Dataset excerpt –
_ _ _

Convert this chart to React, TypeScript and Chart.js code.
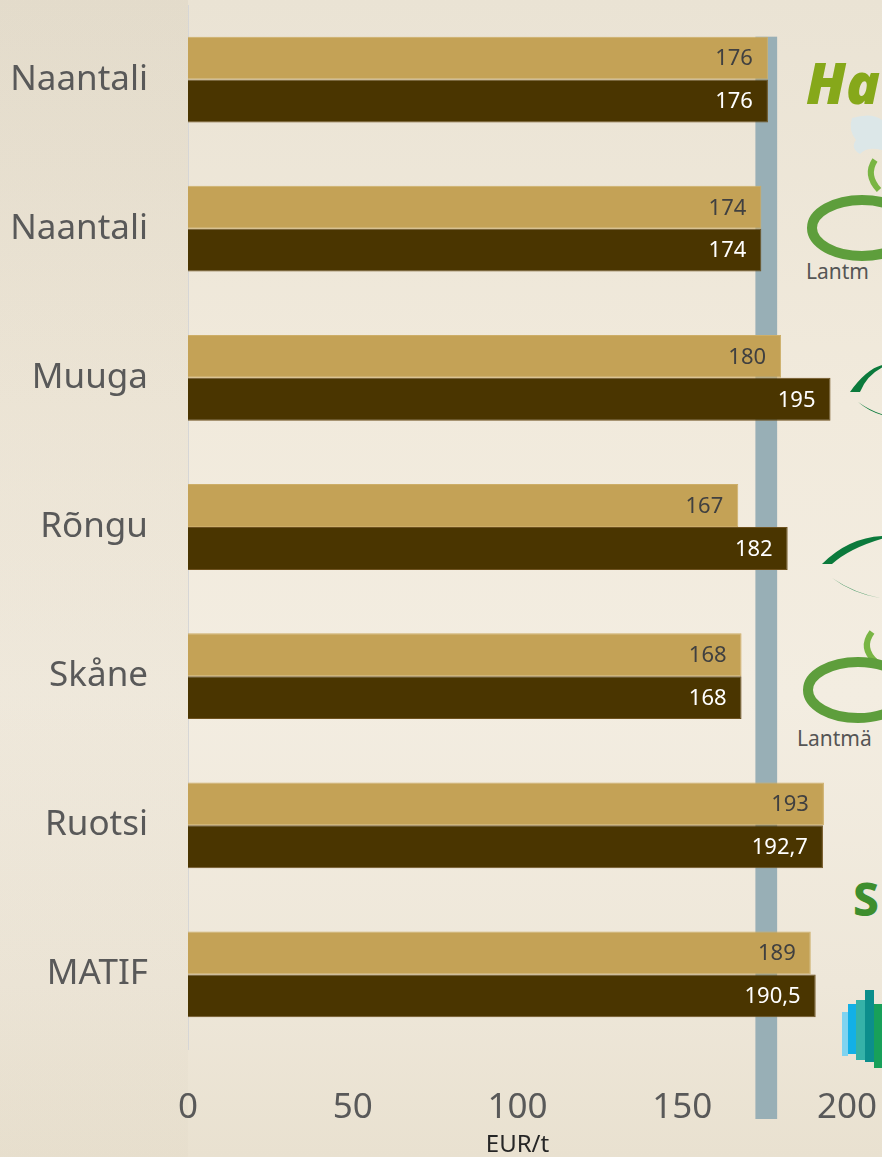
import React, { useEffect, useRef } from 'react';
import { Chart, registerables } from 'chart.js';

Chart.register(...registerables);

const categories = ['Naantali', 'Naantali', 'Muuga', 'Rõngu', 'Skåne', 'Ruotsi', 'MATIF'];
const seriesLight = [176, 174, 180, 167, 168, 193, 189];
const seriesDark = [176, 174, 195, 182, 168, 192.7, 190.5];
const xMin = 0;
const xMax = 200;
const xStep = 50;
const bandFrom = 172.2;
const bandTo = 178.8;
const axisTitle = 'EUR/t';

const FONT = '"Noto Sans", "Open Sans", sans-serif';

const fmt = (v: number) => String(v).replace('.', ',');

const bandPlugin = {
  id: 'band',
  beforeDatasetsDraw(chart: any) {
    const { ctx, chartArea, scales } = chart;
    const x1 = scales.x.getPixelForValue(bandFrom);
    const x2 = scales.x.getPixelForValue(bandTo);
    const first: any = chart.getDatasetMeta(0).data[0];
    const top = first ? first.y - first.height / 2 : chartArea.top;
    const bottom = chartArea.bottom + 70;
    ctx.save();
    ctx.fillStyle = '#98AFB6';
    ctx.fillRect(x1, top, x2 - x1, bottom - top);
    ctx.restore();
  },
};

const labelPlugin = {
  id: 'barLabels',
  afterDatasetsDraw(chart: any) {
    const { ctx } = chart;
    ctx.save();
    ctx.font = `22px ${FONT}`;
    ctx.textAlign = 'right';
    ctx.textBaseline = 'middle';
    chart.data.datasets.forEach((ds: any, di: number) => {
      const meta = chart.getDatasetMeta(di);
      ctx.fillStyle = di === 0 ? '#404040' : '#FFFFFF';
      meta.data.forEach((bar: any, i: number) => {
        ctx.fillText(fmt(ds.data[i]), bar.x - 15, bar.y + 1);
      });
    });
    ctx.restore();
  },
};

function Decorations() {
  return (
    <svg
      width={882}
      height={1157}
      style={{ position: 'absolute', left: 0, top: 0, pointerEvents: 'none' }}
    >
      <text x={806} y={104} fill="#86A81A" fontSize={56} fontWeight={900} fontStyle="italic" fontFamily={FONT}>Ha</text>
      <path d="M852 118 q20 -6 30 2 l0 30 q-15 -4 -22 4 q-10 -6 -4 -14 q-8 -10 -4 -22z" fill="#DCE7E8" />
      <path d="M875 160 q-10 15 4 30" stroke="#79B544" strokeWidth={6} fill="none" />
      <ellipse cx={862} cy={228} rx={50} ry={28} fill="none" stroke="#5E9E3C" strokeWidth={10} />
      <text x={806} y={279} fill="#555" fontSize={21} fontFamily={FONT}>Lantm</text>
      <path d="M850 392 q20 -28 40 -28 q-22 8 -30 28z" fill="#0B7A3C" />
      <path d="M858 402 q14 10 30 14 q-16 -2 -30 -14z" fill="#0B7A3C" />
      <path d="M822 564 q30 -30 70 -28 q-40 10 -60 28z" fill="#0B7A3C" />
      <path d="M832 578 q24 18 60 22 q-34 -4 -60 -22z" fill="#0B7A3C" />
      <path d="M872 632 q-12 16 4 30" stroke="#79B544" strokeWidth={6} fill="none" />
      <ellipse cx={858} cy={690} rx={50} ry={28} fill="none" stroke="#5E9E3C" strokeWidth={10} />
      <text x={797} y={746} fill="#555" fontSize={21} fontFamily={FONT}>Lantmä</text>
      <text x={853} y={916} fill="#3E8E2E" fontSize={46} fontWeight={800} fontFamily={FONT}>S</text>
      <rect x={842} y={1012} width={6} height={44} fill="#7FD3F0" />
      <rect x={848} y={1004} width={8} height={50} fill="#12B0E6" />
      <rect x={856} y={1000} width={9} height={60} fill="#35B2A8" />
      <rect x={865} y={990} width={9} height={72} fill="#0C8E8C" />
      <rect x={874} y={1004} width={8} height={64} fill="#18A05A" />
    </svg>
  );
}

export default function App() {
  const canvasRef = useRef<HTMLCanvasElement | null>(null);

  useEffect(() => {
    if (!canvasRef.current) return;
    const chart = new Chart(canvasRef.current, {
      type: 'bar',
      data: {
        labels: categories,
        datasets: [
          {
            label: 'A',
            data: seriesLight,
            backgroundColor: '#C4A256',
            borderColor: '#CDAE68',
            borderWidth: 1,
            categoryPercentage: 0.575,
            barPercentage: 1,
          },
          {
            label: 'B',
            data: seriesDark,
            backgroundColor: '#4A3500',
            borderColor: '#6E5220',
            borderWidth: 1,
            categoryPercentage: 0.575,
            barPercentage: 1,
          },
        ],
      },
      options: {
        indexAxis: 'y',
        responsive: true,
        maintainAspectRatio: false,
        animation: false,
        layout: { padding: { top: 5, right: 35, left: 0, bottom: 0 } },
        plugins: {
          legend: { display: false },
          tooltip: { enabled: false },
          title: { display: false },
        },
        scales: {
          x: {
            min: xMin,
            max: xMax,
            grid: { display: false, drawTicks: false },
            border: { display: false },
            ticks: {
              stepSize: xStep,
              color: '#595959',
              padding: 38,
              font: { size: 35, family: FONT },
              maxRotation: 0,
            },
            title: {
              display: true,
              text: axisTitle,
              color: '#262626',
              font: { size: 24, family: FONT, lineHeight: 1 },
              padding: { top: 0, bottom: 0 },
            },
            afterFit(scale: any) {
              scale.height = 108;
              scale.paddingLeft = 0;
              scale.paddingRight = 0;
            },
          },
          y: {
            grid: { display: false, drawTicks: false },
            border: { display: true, color: '#D6D6D6', width: 1 },
            ticks: {
              color: '#595959',
              padding: 40,
              font: { size: 35, family: FONT },
            },
            afterFit(scale: any) {
              scale.width = 188;
              scale.paddingTop = 0;
              scale.paddingBottom = 0;
            },
          },
        },
      },
      plugins: [bandPlugin, labelPlugin],
    });
    return () => chart.destroy();
  }, []);

  return (
    <div
      style={{
        position: 'absolute',
        left: 0,
        top: 0,
        width: 882,
        height: 1157,
        overflow: 'hidden',
        background:
          'linear-gradient(to bottom, #EAE3D4 0%, #F1EADC 35%, #F3EDE1 60%, #EEE7D9 85%, #E9E1D0 100%)',
      }}
    >
      <div
        style={{
          position: 'absolute',
          left: 0,
          top: 0,
          width: 188,
          height: 1157,
          background: 'linear-gradient(to bottom, rgba(120,100,60,0.06), rgba(120,100,60,0.02))',
        }}
      />
      <Decorations />
      <canvas ref={canvasRef} width={882} height={1157} style={{ position: 'absolute', left: 0, top: 0, width: 882, height: 1157 }} />
    </div>
  );
}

_ _ _

Make an exact copy of the listing above. Do not include the pictures.

Convert this chart to React, TypeScript and Chart.js code.
import React, { useEffect, useRef } from 'react';
import { Chart, registerables } from 'chart.js';

Chart.register(...registerables);

const categories = ['Naantali', 'Naantali', 'Muuga', 'Rõngu', 'Skåne', 'Ruotsi', 'MATIF'];
const seriesLight = [176, 174, 180, 167, 168, 193, 189];
const seriesDark = [176, 174, 195, 182, 168, 192.7, 190.5];
const xMin = 0;
const xMax = 200;
const xStep = 50;
const bandFrom = 172.2;
const bandTo = 178.8;
const axisTitle = 'EUR/t';

const FONT = '"Noto Sans", "Open Sans", sans-serif';

const fmt = (v: number) => String(v).replace('.', ',');

const bandPlugin = {
  id: 'band',
  beforeDatasetsDraw(chart: any) {
    const { ctx, chartArea, scales } = chart;
    const x1 = scales.x.getPixelForValue(bandFrom);
    const x2 = scales.x.getPixelForValue(bandTo);
    const first: any = chart.getDatasetMeta(0).data[0];
    const top = first ? first.y - first.height / 2 : chartArea.top;
    const bottom = chartArea.bottom + 70;
    ctx.save();
    ctx.fillStyle = '#98AFB6';
    ctx.fillRect(x1, top, x2 - x1, bottom - top);
    ctx.restore();
  },
};

const labelPlugin = {
  id: 'barLabels',
  afterDatasetsDraw(chart: any) {
    const { ctx } = chart;
    ctx.save();
    ctx.font = `22px ${FONT}`;
    ctx.textAlign = 'right';
    ctx.textBaseline = 'middle';
    chart.data.datasets.forEach((ds: any, di: number) => {
      const meta = chart.getDatasetMeta(di);
      ctx.fillStyle = di === 0 ? '#404040' : '#FFFFFF';
      meta.data.forEach((bar: any, i: number) => {
        ctx.fillText(fmt(ds.data[i]), bar.x - 15, bar.y + 1);
      });
    });
    ctx.restore();
  },
};

function Decorations() {
  return (
    <svg
      width={882}
      height={1157}
      style={{ position: 'absolute', left: 0, top: 0, pointerEvents: 'none' }}
    >
      <text x={806} y={104} fill="#86A81A" fontSize={56} fontWeight={900} fontStyle="italic" fontFamily={FONT}>Ha</text>
      <path d="M852 118 q20 -6 30 2 l0 30 q-15 -4 -22 4 q-10 -6 -4 -14 q-8 -10 -4 -22z" fill="#DCE7E8" />
      <path d="M875 160 q-10 15 4 30" stroke="#79B544" strokeWidth={6} fill="none" />
      <ellipse cx={862} cy={228} rx={50} ry={28} fill="none" stroke="#5E9E3C" strokeWidth={10} />
      <text x={806} y={279} fill="#555" fontSize={21} fontFamily={FONT}>Lantm</text>
      <path d="M850 392 q20 -28 40 -28 q-22 8 -30 28z" fill="#0B7A3C" />
      <path d="M858 402 q14 10 30 14 q-16 -2 -30 -14z" fill="#0B7A3C" />
      <path d="M822 564 q30 -30 70 -28 q-40 10 -60 28z" fill="#0B7A3C" />
      <path d="M832 578 q24 18 60 22 q-34 -4 -60 -22z" fill="#0B7A3C" />
      <path d="M872 632 q-12 16 4 30" stroke="#79B544" strokeWidth={6} fill="none" />
      <ellipse cx={858} cy={690} rx={50} ry={28} fill="none" stroke="#5E9E3C" strokeWidth={10} />
      <text x={797} y={746} fill="#555" fontSize={21} fontFamily={FONT}>Lantmä</text>
      <text x={853} y={916} fill="#3E8E2E" fontSize={46} fontWeight={800} fontFamily={FONT}>S</text>
      <rect x={842} y={1012} width={6} height={44} fill="#7FD3F0" />
      <rect x={848} y={1004} width={8} height={50} fill="#12B0E6" />
      <rect x={856} y={1000} width={9} height={60} fill="#35B2A8" />
      <rect x={865} y={990} width={9} height={72} fill="#0C8E8C" />
      <rect x={874} y={1004} width={8} height={64} fill="#18A05A" />
    </svg>
  );
}

export default function App() {
  const canvasRef = useRef<HTMLCanvasElement | null>(null);

  useEffect(() => {
    if (!canvasRef.current) return;
    const chart = new Chart(canvasRef.current, {
      type: 'bar',
      data: {
        labels: categories,
        datasets: [
          {
            label: 'A',
            data: seriesLight,
            backgroundColor: '#C4A256',
            borderColor: '#CDAE68',
            borderWidth: 1,
            categoryPercentage: 0.575,
            barPercentage: 1,
          },
          {
            label: 'B',
            data: seriesDark,
            backgroundColor: '#4A3500',
            borderColor: '#6E5220',
            borderWidth: 1,
            categoryPercentage: 0.575,
            barPercentage: 1,
          },
        ],
      },
      options: {
        indexAxis: 'y',
        responsive: true,
        maintainAspectRatio: false,
        animation: false,
        layout: { padding: { top: 5, right: 35, left: 0, bottom: 0 } },
        plugins: {
          legend: { display: false },
          tooltip: { enabled: false },
          title: { display: false },
        },
        scales: {
          x: {
            min: xMin,
            max: xMax,
            grid: { display: false, drawTicks: false },
            border: { display: false },
            ticks: {
              stepSize: xStep,
              color: '#595959',
              padding: 38,
              font: { size: 35, family: FONT },
              maxRotation: 0,
            },
            title: {
              display: true,
              text: axisTitle,
              color: '#262626',
              font: { size: 24, family: FONT, lineHeight: 1 },
              padding: { top: 0, bottom: 0 },
            },
            afterFit(scale: any) {
              scale.height = 108;
              scale.paddingLeft = 0;
              scale.paddingRight = 0;
            },
          },
          y: {
            grid: { display: false, drawTicks: false },
            border: { display: true, color: '#D6D6D6', width: 1 },
            ticks: {
              color: '#595959',
              padding: 40,
              font: { size: 35, family: FONT },
            },
            afterFit(scale: any) {
              scale.width = 188;
              scale.paddingTop = 0;
              scale.paddingBottom = 0;
            },
          },
        },
      },
      plugins: [bandPlugin, labelPlugin],
    });
    return () => chart.destroy();
  }, []);

  return (
    <div
      style={{
        position: 'absolute',
        left: 0,
        top: 0,
        width: 882,
        height: 1157,
        overflow: 'hidden',
        background:
          'linear-gradient(to bottom, #EAE3D4 0%, #F1EADC 35%, #F3EDE1 60%, #EEE7D9 85%, #E9E1D0 100%)',
      }}
    >
      <div
        style={{
          position: 'absolute',
          left: 0,
          top: 0,
          width: 188,
          height: 1157,
          background: 'linear-gradient(to bottom, rgba(120,100,60,0.06), rgba(120,100,60,0.02))',
        }}
      />
      <Decorations />
      <canvas ref={canvasRef} width={882} height={1157} style={{ position: 'absolute', left: 0, top: 0, width: 882, height: 1157 }} />
    </div>
  );
}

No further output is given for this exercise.